In 1993 she was appointed a Deputy lieutenant of Cumbria.

In 2012 she was elected a Fellow of the Royal Agricultural Society of England in recognition of her "outstanding personal achievements and continuing record of service to agriculture and rural life".

In 2022, Clarke was given a Lifetime Achievement Award at the Cumbria Farming Awards "in recognition of her life-long commitment to rural issues across Cumbria". In October 2023, at the British Farming Awards, Clarke was awarded a Special Recognition Lifetime Achievement, and was described as "Farming's original female trailblazer".

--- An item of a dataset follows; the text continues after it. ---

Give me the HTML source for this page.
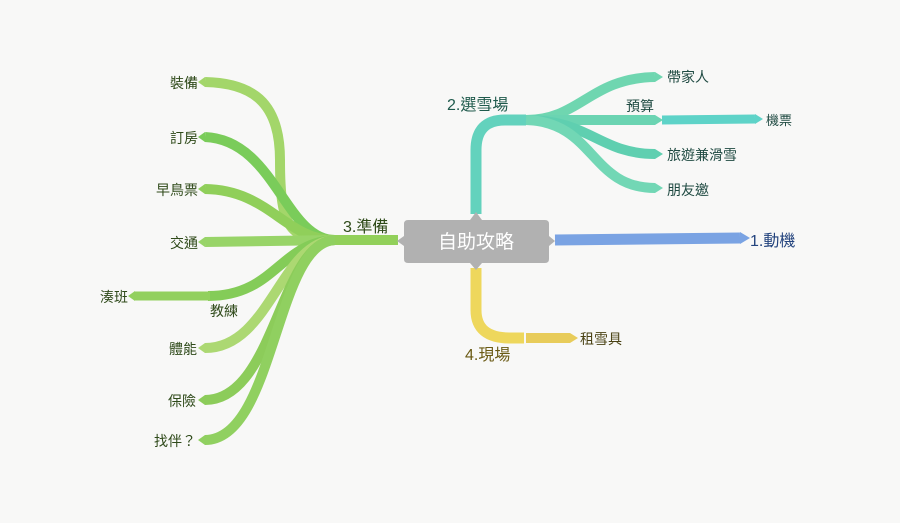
<!DOCTYPE html>
<html><head><meta charset="utf-8"><style>
html,body{margin:0;padding:0;background:#f8f8f7;}
svg{display:block;}
text{font-family:"Liberation Sans","Noto Sans CJK TC",sans-serif;}
</style></head><body>
<svg width="900" height="523" viewBox="0 0 900 523" xmlns="http://www.w3.org/2000/svg">
<g fill="none" stroke-linecap="butt">
<path d="M555 240 L740 238" stroke="#7aa3e3" stroke-width="11"/>
<path d="M476 214 L476 150 Q476 120 505 120 L526 120" stroke="#63d2bd" stroke-width="11"/>
<path d="M526 120 C580 120 590 78 655 77" stroke="#6fd6b0" stroke-width="10"/>
<path d="M526 120 L655 120" stroke="#6bd4b2" stroke-width="10"/>
<path d="M662 120 L755 119" stroke="#5ed3c8" stroke-width="9"/>
<path d="M526 120 C590 120 600 154 655 154" stroke="#5fcfb0" stroke-width="10"/>
<path d="M526 120 C595 122 590 188 655 188" stroke="#72d7b5" stroke-width="10"/>
<path d="M476 268 L476 310 Q476 338 510 338 L524 338" stroke="#eed75c" stroke-width="11"/>
<path d="M526 338 L570 338" stroke="#e8cc5a" stroke-width="10"/>
<path d="M398 240 L335 240" stroke="#92d05a" stroke-width="10"/>
<path d="M335 240 C290 240 280 230 280 160 C280 100 250 83 205 82" stroke="#a3d66a" stroke-width="10"/>
<path d="M335 240 C285 240 275 140 205 137" stroke="#7acc5a" stroke-width="10"/>
<path d="M335 240 C285 240 270 190 205 189" stroke="#90cf5a" stroke-width="10"/>
<path d="M335 240 L205 242" stroke="#98d468" stroke-width="10"/>
<path d="M335 240 C280 242 275 296 208 296" stroke="#84cc58" stroke-width="10"/>
<path d="M210 296 L135 296" stroke="#92d05e" stroke-width="9"/>
<path d="M335 240 C280 242 270 348 205 348" stroke="#acd872" stroke-width="10"/>
<path d="M335 240 C280 242 275 400 205 400" stroke="#8ccc5a" stroke-width="10"/>
<path d="M335 240 C275 242 275 440 205 440" stroke="#90d060" stroke-width="10"/>
</g>
<g>
<polygon points="740,232 750,238 740,244" fill="#7aa3e3"/>
<polygon points="655,72 663,77 655,82" fill="#6fd6b0"/>
<polygon points="655,115 663,120 655,125" fill="#6bd4b2"/>
<polygon points="755,114 763,119 755,124" fill="#5ed3c8"/>
<polygon points="655,149 663,154 655,159" fill="#5fcfb0"/>
<polygon points="655,183 663,188 655,193" fill="#72d7b5"/>
<polygon points="570,333 578,338 570,343" fill="#e8cc5a"/>
<polygon points="205,77 198,82 205,87" fill="#a3d66a"/>
<polygon points="205,132 198,137 205,142" fill="#7acc5a"/>
<polygon points="205,184 198,189 205,194" fill="#90cf5a"/>
<polygon points="205,237 198,242 205,247" fill="#98d468"/>
<polygon points="135,291 128,296 135,301" fill="#92d05e"/>
<polygon points="205,343 198,348 205,353" fill="#acd872"/>
<polygon points="205,395 198,400 205,405" fill="#8ccc5a"/>
<polygon points="205,435 198,440 205,445" fill="#90d060"/>
</g>
<path d="M408 220 L470 220 L476 212 L482 220 L545 220 Q549 220 549 224 L549 236 L555 241 L549 246 L549 259 Q549 263 545 263 L482 263 L476 270 L470 263 L408 263 Q404 263 404 259 L404 246 L397 241 L404 236 L404 224 Q404 220 408 220 Z" fill="#b1b1b1"/>
<text x="476" y="248" font-size="19" fill="#fff" text-anchor="middle">自助攻略</text>
<text x="750" y="246" font-size="16" fill="#24447e">1.動機</text>
<text x="447" y="110" font-size="16" fill="#1f5a4c">2.選雪場</text>
<g font-size="14" fill="#1f4a42">
<text x="667" y="82">帶家人</text>
<text x="626" y="111">預算</text>
<text x="766" y="125" font-size="13">機票</text>
<text x="667" y="160">旅遊兼滑雪</text>
<text x="667" y="195">朋友邀</text>
</g>
<text x="465" y="360" font-size="16" fill="#6a5a14">4.現場</text>
<text x="580" y="344" font-size="14" fill="#4a4214">租雪具</text>
<text x="343" y="232" font-size="16" fill="#2e4a18">3.準備</text>
<g font-size="14" fill="#2f4a1a" text-anchor="end">
<text x="198" y="88">裝備</text>
<text x="198" y="143">訂房</text>
<text x="198" y="195">早鳥票</text>
<text x="198" y="248">交通</text>
<text x="128" y="302">湊班</text>
<text x="197" y="354">體能</text>
<text x="196" y="406">保險</text>
<text x="196" y="446">找伴？</text>
</g>
<text x="210" y="316" font-size="14" fill="#2f4a1a">教練</text>
</svg>
</body></html>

Clarke was a liveryman of the Worshipful Company of Farmers and a Freeman of the City of London.

==Personal life ==
Olive married Arthur Clarke in 1947, and they remained married until his death in 1995. They farmed Kaker Mill Farm at Preston Patrick. They had two daughters and at her death in 2023 Clarke had four grandchildren and eight great-grandchildren. She lived her whole life on two farms, latterly Kaker Mill Farm at Preston Patrick.

Olive Clarke died at her home on 18 December 2023, at the age of 101. Her funeral took place at St Patrick's Church, Preston Patrick on 4 January 2024.